Padre Pio: “If only I could help you to help others, Jesus”
By Sr Bernadette Mary Reis, fsp
What is it about Padre Pio? What draws people the world over to pray that through his intercession, they might be freed from physical and moral ailments? Why do people, including Pope Francis, still go on pilgrimage to visit his final resting place?
Padre Pio: authentic disciple
Perhaps the answer lies in his credibility. As a Christian, and as a priest, he is the “real deal.” There is nothing fake about him. Padre Pio is the proof that present-day Christians need to believe that it is possible to fulfill our baptismal commitment even in modern times. What is the ultimate proof? “No one has greater love than this, to lay down one’s life for one’s friends” (Jn 15:13).
Padre Pio’s stigmata
Pope Francis has chosen to visit San Giovanni Rotondo on the 50th anniversary of Padre Pio’s death. This year also coincides with the 100th anniversary of the year in which Padre Pio received the stigmata.
After joining the Capuchin Franciscans when he was sixteen, Padre Pio battled with illness. As a young priest he began to touch both the physical and moral illness of others. As an army chaplain in World War I, Padre Pio was forced to witness the effects of the war first hand.

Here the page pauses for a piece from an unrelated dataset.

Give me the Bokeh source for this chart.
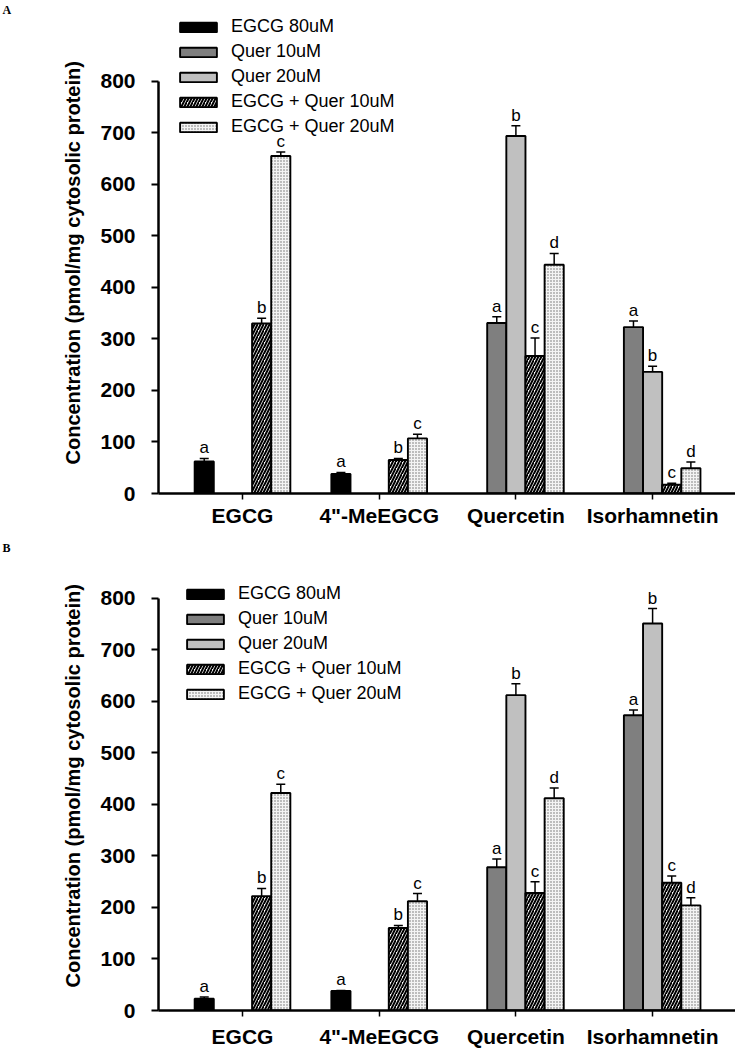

One September day in 1908, Padre Pio remained in prayer in the friary chapel after having celebrated Mass. The suffering he witnessed around him prompted him to pray, “If only I could help you to help others, Jesus.” From that September day in 2018 on, Padre Pio bore a physical sign that his prayer had been answered: the stigmata. Padre Pio himself testified that he suffered continually and intensely from the stigmata.
Padre Pio: confessor and spiritual friend
Padre Pio’s priestly ministry flowed from this event. He spent hours in the confessional assuring penitents of God’s pardon and mercy. His concern for the salvation of the souls of those who entrusted themselves to his priestly ministry went even further. Padre Pio once told someone:
“I have made an agreement with the Lord—that when my soul is purified by the flames of purgatory and is worthy to enter heaven, I will stand at the gates of paradise and will not enter until I have seen the last of my sons and daughters enter.”
Padre Pio: healer
Padre Pio’s solicitude for others’ well-being went beyond the confessional. For years he had wanted to erect a hospital in San Giovanni Rotondo. His dream was realized in 1956 with the inauguration of the Casa Sollievo della Sofferenza (House for the Relief of Suffering). To those gathered for the event, Padre Pio shared his dream that the hospital would grow to the point of being “technically adequate to meet the highest clinical standards” and that it would be a
“place of prayer and science where mankind finds itself in Christ Crucified as one sole flock with one single shepherd.”
Today the facility has a 1000 bed capacity and is internationally renowned. It still operates according to the ideals given it by Padre Pio: the promotion and protection of the integrity of the person.
Padre Pio: “Prayer moves the world”
Responding to Pope Pius XII’s repeated request for the formation of prayer groups, Padre Pio urged those helping in the construction of Casa Sollievo della Sofferenza to take up this call. Padre Pio himself defined what the Prayer Groups were and how they would fulfill their prayer mission. In 1966, addressing the Second International Congress of what today are known as the Padre Pio Prayer Groups, Padre Pio said:
“It is prayer, this united strength of all good souls, that moves the world, that renews consciences, that supports the ‘Casa’, that comforts the suffering, that heals the sick, that sanctifies labor, that elevates health care, that gives moral strength and Christian acceptance of human suffering, that spreads the smile and blessing of God on the fainthearted and the weak.”
Padre Pio: man of his word
The Lord used Padre Pio in miraculous ways: many people were healed through his prayers, he had the gift of reading souls, at times he foretold people’s date of death, held conversations in languages he did not know, exorcised those possessed by the devil. But the deliverance of others caused him tremendous physical and moral suffering—including demonic attacks on his person. Investigations into his personal and moral authenticity always proved that he was a man of his word.
When all was said and done, Padre Pio remains what he defined himself to be:
“I am an instrument in divine hands; an instrument which only succeeds in serving some purpose when it is handled by the divine Craftsman” (from Volume III of Padre Pio’s Letters).